### GIVEN TASK
Reproduce the records below in full and word for word, excluding pictures.

[Rows from a dataset of charts and code]
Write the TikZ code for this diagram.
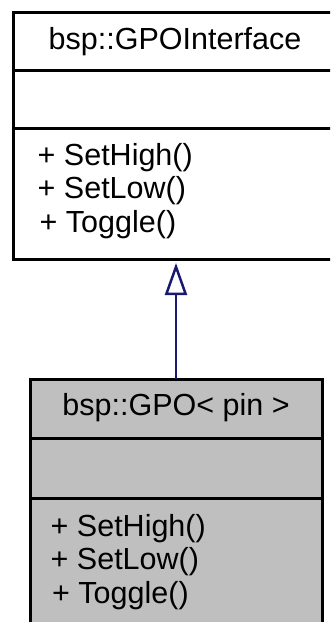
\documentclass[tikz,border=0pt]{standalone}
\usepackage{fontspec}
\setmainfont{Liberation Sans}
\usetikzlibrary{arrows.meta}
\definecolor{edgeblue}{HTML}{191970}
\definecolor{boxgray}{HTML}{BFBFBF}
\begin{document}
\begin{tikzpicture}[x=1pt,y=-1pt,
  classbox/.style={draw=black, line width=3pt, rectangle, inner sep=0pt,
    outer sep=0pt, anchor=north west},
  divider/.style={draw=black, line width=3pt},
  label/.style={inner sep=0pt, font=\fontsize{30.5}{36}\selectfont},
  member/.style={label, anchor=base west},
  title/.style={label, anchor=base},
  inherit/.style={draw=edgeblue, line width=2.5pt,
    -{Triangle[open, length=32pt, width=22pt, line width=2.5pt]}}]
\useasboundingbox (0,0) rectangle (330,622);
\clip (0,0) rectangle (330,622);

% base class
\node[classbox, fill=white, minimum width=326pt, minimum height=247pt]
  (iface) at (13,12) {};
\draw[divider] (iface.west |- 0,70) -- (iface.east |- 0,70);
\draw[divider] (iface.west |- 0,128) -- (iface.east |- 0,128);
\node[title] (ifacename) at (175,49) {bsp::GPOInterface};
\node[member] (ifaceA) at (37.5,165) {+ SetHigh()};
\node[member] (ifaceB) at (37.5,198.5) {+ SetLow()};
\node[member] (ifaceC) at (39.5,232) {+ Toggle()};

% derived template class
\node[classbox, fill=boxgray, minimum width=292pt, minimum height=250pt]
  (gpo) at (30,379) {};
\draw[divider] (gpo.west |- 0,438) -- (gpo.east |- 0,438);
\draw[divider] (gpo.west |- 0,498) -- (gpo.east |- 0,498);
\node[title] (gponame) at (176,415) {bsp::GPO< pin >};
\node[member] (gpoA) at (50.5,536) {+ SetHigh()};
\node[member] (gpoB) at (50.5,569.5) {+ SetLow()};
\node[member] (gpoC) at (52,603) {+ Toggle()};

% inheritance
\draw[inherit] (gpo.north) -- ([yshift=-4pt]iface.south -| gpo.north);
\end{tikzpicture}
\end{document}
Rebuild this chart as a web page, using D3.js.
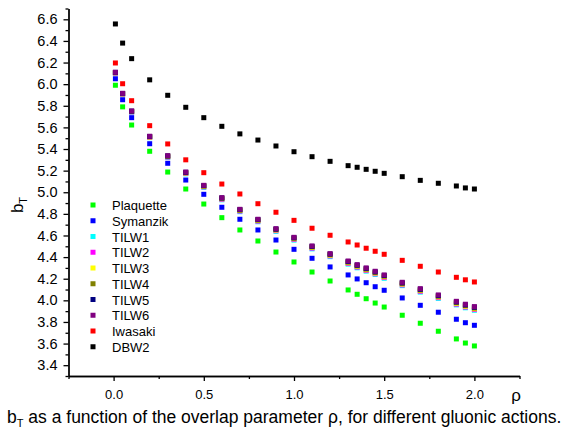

### EXPECTED ANSWER
Write the TikZ code for this diagram.
\documentclass[tikz,border=0pt]{standalone}
\usepackage{fontspec}
\setmainfont{Liberation Sans}
\usetikzlibrary{arrows.meta}
\definecolor{edgeblue}{HTML}{191970}
\definecolor{boxgray}{HTML}{BFBFBF}
\begin{document}
\begin{tikzpicture}[x=1pt,y=-1pt,
  classbox/.style={draw=black, line width=3pt, rectangle, inner sep=0pt,
    outer sep=0pt, anchor=north west},
  divider/.style={draw=black, line width=3pt},
  label/.style={inner sep=0pt, font=\fontsize{30.5}{36}\selectfont},
  member/.style={label, anchor=base west},
  title/.style={label, anchor=base},
  inherit/.style={draw=edgeblue, line width=2.5pt,
    -{Triangle[open, length=32pt, width=22pt, line width=2.5pt]}}]
\useasboundingbox (0,0) rectangle (330,622);
\clip (0,0) rectangle (330,622);

% base class
\node[classbox, fill=white, minimum width=326pt, minimum height=247pt]
  (iface) at (13,12) {};
\draw[divider] (iface.west |- 0,70) -- (iface.east |- 0,70);
\draw[divider] (iface.west |- 0,128) -- (iface.east |- 0,128);
\node[title] (ifacename) at (175,49) {bsp::GPOInterface};
\node[member] (ifaceA) at (37.5,165) {+ SetHigh()};
\node[member] (ifaceB) at (37.5,198.5) {+ SetLow()};
\node[member] (ifaceC) at (39.5,232) {+ Toggle()};

% derived template class
\node[classbox, fill=boxgray, minimum width=292pt, minimum height=250pt]
  (gpo) at (30,379) {};
\draw[divider] (gpo.west |- 0,438) -- (gpo.east |- 0,438);
\draw[divider] (gpo.west |- 0,498) -- (gpo.east |- 0,498);
\node[title] (gponame) at (176,415) {bsp::GPO< pin >};
\node[member] (gpoA) at (50.5,536) {+ SetHigh()};
\node[member] (gpoB) at (50.5,569.5) {+ SetLow()};
\node[member] (gpoC) at (52,603) {+ Toggle()};

% inheritance
\draw[inherit] (gpo.north) -- ([yshift=-4pt]iface.south -| gpo.north);
\end{tikzpicture}
\end{document}
Rebuild this chart as a web page, using D3.js.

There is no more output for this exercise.